International Coal Group, the company that owns the mine, first blamed lightning for the disaster in March.
“It’s scary to me that the International Coal Group report and the state’s report were so much alike,” Campbell said.
Gresham told reporters, “I haven’t seen ICG’s report, so I can’t compare it with ours, so I really don’t have an answer to that.”
Families have said they don’t believe convoluted explanations of how lightning could have entered the mine.
The state report does not say how the lightning got in. Gresham said that question, along with emergency air packs the miners couldn’t get to work and the Omega block seal that failed to contain the explosion, will be investigated further.
“Whether or not we have all the answers, we need to get some things out so the legislature can look at them,” she said.
Manchin said that state officials have done a great job in getting two reports on the Sago disaster — one by the state agency and another by special investigator Davitt McAteer — out before the one-year anniversary of the Jan. 2 disaster.
Manchin noted that his family waited more than 20 years for the federal government to release a report on the Farmington Disaster. Manchin’s uncle, John Frank Gouzd, was one of 78 miners killed in a series of explosions at a Consolidation Coal Co. mine in 1968.
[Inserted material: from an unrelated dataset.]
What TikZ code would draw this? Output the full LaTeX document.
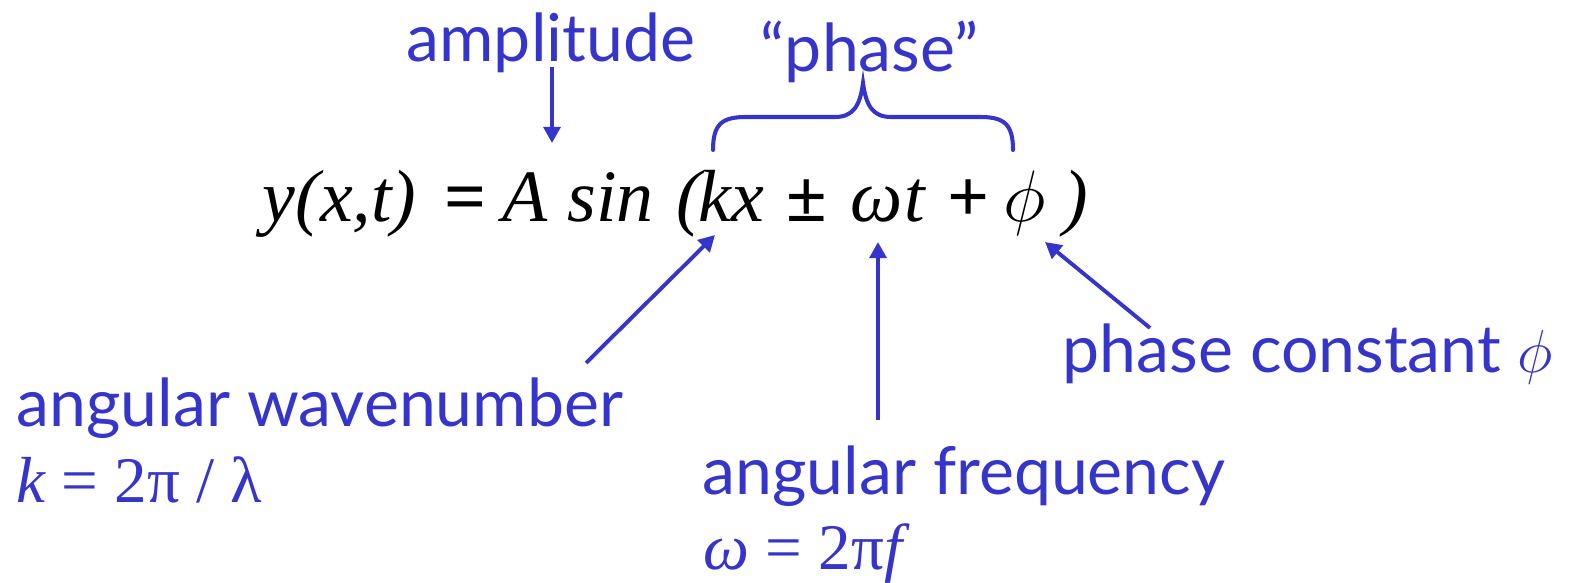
\documentclass[tikz,border=0pt]{standalone}
\usepackage{fontspec}
\setmainfont{Liberation Serif}
\newfontfamily\labelfont{Lato}
\usepackage{tikz}
\usetikzlibrary{arrows.meta}
\definecolor{WaveBlue}{HTML}{3535CC}
\definecolor{WaveInk}{HTML}{000000}
\tikzset{
  pointer/.style={-{Triangle[length=4.6pt,width=4.8pt]},WaveBlue,line width=1.1pt},
  bracepath/.style={WaveBlue,line width=1.15pt,line cap=round},
  tag/.style={text=WaveBlue,font=\labelfont\fontsize{18.8}{22}\selectfont,
              inner sep=0pt,anchor=base west},
  eqpart/.style={text=WaveInk,font=\fontsize{21}{25}\selectfont,
                 inner sep=0pt,anchor=base west},
  eqsign/.style={eqpart,font=\fontsize{21}{25}\selectfont\bfseries},
  subeq/.style={text=WaveBlue,font=\fontsize{18.5}{22}\selectfont,
                inner sep=0pt,anchor=base west},
}

\begin{document}
\begin{tikzpicture}[x=0.01cm,y=-0.01cm]
    \useasboundingbox (0,0) rectangle (1577,583);

    % ------------------------------------------------------------ wave equation
    \node[eqpart] (lhs)  at (262,222)  {\itshape y(x,t)};
    \node[eqsign] (eq)   at (444,222)  {=};
    \node[eqpart] (amp)  at (502,222)  {\itshape A};
    \node[eqpart] (sin)  at (567,222)  {\itshape sin};
    \node[eqpart] (lpar) at (676,222)  {\itshape (};
    \node[eqpart] (kx)   at (698,222)  {\itshape kx};
    \node[eqsign] (pm)   at (786,222)  {±};
    \node[eqpart] (om)   at (850,222)  {\itshape ω};
    \node[eqpart] (tt)   at (904,222)  {\itshape t};
    \node[eqsign] (plus) at (947,222)  {+};
    \node[eqpart] (ph)   at (1003,222) {$\phi$};
    \node[eqpart] (rpar) at (1063,222) {\itshape )};

    % ------------------------------------------------------------------ labels
    \node[tag] (amplitude) at (406,62)  {amplitude};
    \node[tag] (phase)     at (760,72)  {“phase”};
    \node[tag] (phconst)   at (1062,373) {phase constant $\phi$};
    \node[tag] (wavenum)   at (16,427)  {angular wavenumber};
    \node[subeq] (kdef)    at (16,503)  {\itshape k\upshape\ = 2π / λ};
    \node[tag] (angfreq)   at (702,495) {angular frequency};
    \node[subeq] (wdef)    at (703,570) {\itshape ω\upshape\ = 2π\itshape f};

    % -------------------------------------------------------------- the brace
    \draw[bracepath] (713,150) .. controls (713,124) and (722,117) .. (746,117)
      -- (835,117) .. controls (853,117) and (860,106) .. (863,83)
      .. controls (866,106) and (873,117) .. (891,117)
      -- (980,117) .. controls (1004,117) and (1013,124) .. (1013,150);

    % ------------------------------------------------------------------ arrows
    \coordinate (ampFrom) at (552,67);
    \coordinate (ampTo)   at (552,143);
    \coordinate (kxFrom)  at (586,363);
    \coordinate (kxTo)    at (715,235);
    \coordinate (omFrom)  at (878,420);
    \coordinate (omTo)    at (878,242);
    \coordinate (phFrom)  at (1150,328);
    \coordinate (phTo)    at (1045,242);
    \draw[pointer] (ampFrom) -- (ampTo);
    \draw[pointer] (kxFrom) -- (kxTo);
    \draw[pointer] (omFrom) -- (omTo);
    \draw[pointer] (phFrom) -- (phTo);
  \end{tikzpicture}
\end{document}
A federal report on the disaster was not released until March 1990, because of changes in the agencies that regulate mine safety, and the lengthy efforts — lasting a decade — to recover the bodies of 59 of the victims.
“This is all happening in a year’s time,” Manchin said.
“[The Sago families] are being given every piece of information,” he said. “This is my only direction to that agency, is to get the information to the families as quickly as possible.”
Staff writer Ken Ward Jr. contributed to this report.